Elfkura Elfkura

Warez, the work that doesn't pay

Warez, the work that doesn't pay

You know, I used to support warez, thinking I can get anything off the internet for free even though it costs money to get the real version. That was cool, or so I thought, until I realized just how much this warez thing affected everyone.

It hurts to walk around some of the more underdeveloped nations, to see the calculators used by market sales people that are the exact name brand of the calculator that my father makes, exact same shape and size... but very much fake in that they don't work really well, but they are dirt cheap, and everyone can afford them.

My father has to work so much harder than everyone else in his position to keep reaping profits while other organizations are loosing loads of money, one of these mighty battles is that very thing... warez. I thought of the food on the table, the roof over my head, and the clothing on my back. These are the very things that my father fights to provide every single day, and there are people out there who are just trying as hard as they can to destroy that... one of them was me... it hurt and I couldn't sleep for nights until I crawled to my laptop and deleted all the warez things I had downloaded, promising myself that I will try as hard as I can to avoid them, unless it is deemed absolutely necessary, like decoding a msg from an SOS sender.

and I'm sure it goes for every single family here. At some point, your products or the ones of your parents/friends will be stolen and sold for a much cheaper price, or be given for free...

It upsets me... and I had given up supporting warez ages ago.
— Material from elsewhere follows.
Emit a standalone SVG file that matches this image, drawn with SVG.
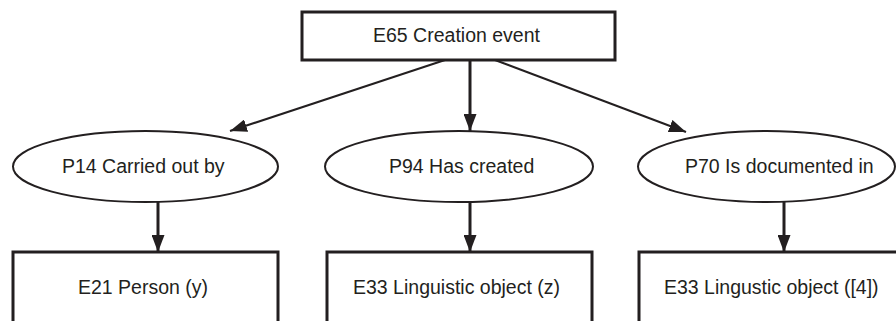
<svg xmlns="http://www.w3.org/2000/svg" width="896" height="321" viewBox="0 0 896 321">
  <defs>
    <style>
      .box { fill: #fff; stroke: #231f20; stroke-width: 3; }
      .prop { fill: #fff; stroke: #231f20; stroke-width: 2; }
      .lbl { font-family: "Liberation Sans", Arial, sans-serif; font-size: 19.5px; fill: #231f20; }
      .link { stroke: #231f20; fill: none; }
      .thick { stroke-width: 3; }
      .thin { stroke-width: 2; }
    </style>
    <marker id="head" viewBox="0 0 17 13" refX="17" refY="6.5" markerWidth="17" markerHeight="13" markerUnits="userSpaceOnUse" orient="auto">
      <path d="M0,0 L17,6.5 L0,13 Z" fill="#231f20"/>
    </marker>
  </defs>

  <rect x="0" y="0" width="896" height="321" fill="#fff"/>

  <!-- Connectors -->
  <g id="connectors">
    <line class="link thin" x1="445" y1="60" x2="230" y2="131" marker-end="url(#head)"/>
    <line class="link thick" x1="470" y1="60" x2="470" y2="131" marker-end="url(#head)"/>
    <line class="link thin" x1="495" y1="60" x2="686" y2="132" marker-end="url(#head)"/>
    <line class="link thick" x1="158" y1="202" x2="158" y2="252" marker-end="url(#head)"/>
    <line class="link thick" x1="470" y1="202" x2="470" y2="252" marker-end="url(#head)"/>
    <line class="link thick" x1="784" y1="202" x2="784" y2="252" marker-end="url(#head)"/>
  </g>

  <!-- Event -->
  <g id="e65">
    <rect class="box" x="302" y="12" width="313" height="48"/>
    <text class="lbl" x="373" y="41.5">E65 Creation event</text>
  </g>

  <!-- Properties -->
  <g id="p14">
    <ellipse class="prop" cx="145.5" cy="166.5" rx="132.5" ry="35.5"/>
    <text class="lbl" x="62" y="173">P14 Carried out by</text>
  </g>
  <g id="p94">
    <ellipse class="prop" cx="459" cy="166.5" rx="134" ry="35.5"/>
    <text class="lbl" x="389" y="173">P94 Has created</text>
  </g>
  <g id="p70">
    <ellipse class="prop" cx="766.5" cy="166.5" rx="128.5" ry="35.5"/>
    <text class="lbl" x="685" y="173">P70 Is documented in</text>
  </g>

  <!-- Entities -->
  <g id="e21">
    <rect class="box" x="13" y="252" width="265" height="80"/>
    <text class="lbl" x="78" y="294">E21 Person (y)</text>
  </g>
  <g id="e33-z">
    <rect class="box" x="327" y="252" width="265" height="80"/>
    <text class="lbl" x="353" y="294">E33 Linguistic object (z)</text>
  </g>
  <g id="e33-4">
    <rect class="box" x="639" y="252" width="265" height="80"/>
    <text class="lbl" x="664" y="294">E33 Lingustic object ([4])</text>
  </g>
</svg>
I wish people would see that. I wish people would understand. I wish people wouldn't come around just to destroy every effort people make to keep themselves warm on cold days and full on hungry nights.

Warez... they are the work that doesn't pay. It hurts, and it hurts a lot.
25,840 views 71 replies
Reply #26 Top
Hey - I admit it. I have a hard drive full of MP3s. I currently have 19 CDs on my computer, in fact.

But - I have each of the CDs upstairs on my rack - this is just more convinient (and let me make another mp3 CD for the car.)

Nyah. ^_^

(Whee! And I gave in to peer pressure and uploaded a desktop picture. Yay! Go me.)
Reply #27 Top
kthxbye, I'm the same way. Where am I going to find Mandarin songs here on the internet?

Definitely easier if I just rip my own CDs and I don't have to mess with the CD wallet
Reply #28 Top
well, I for one do not have anything that I do not own...

once when I was 12 years old, I used to go up to the local mall and play with the puppies and other pets in the pet dept of the Wollworths, I made friends with the lady who ran the dept and she allowed me to feed and water all the animals and also be the one to take them out of the cages for play time in the back room. I wasn't allowed pets, and wouldn't have had an animal in the house as a pet even if I could. My stepfather was a vicious person and he also happened to breed Sheps and also Dobies for a time and trian them as guard and attack dogs. These were not pets by a long shot.

Anyway, I started to hang out with some kids my age, which was something else that was totally new to me, being a loner all my life up to that specific point, which I soon returned to, I went along to fit in.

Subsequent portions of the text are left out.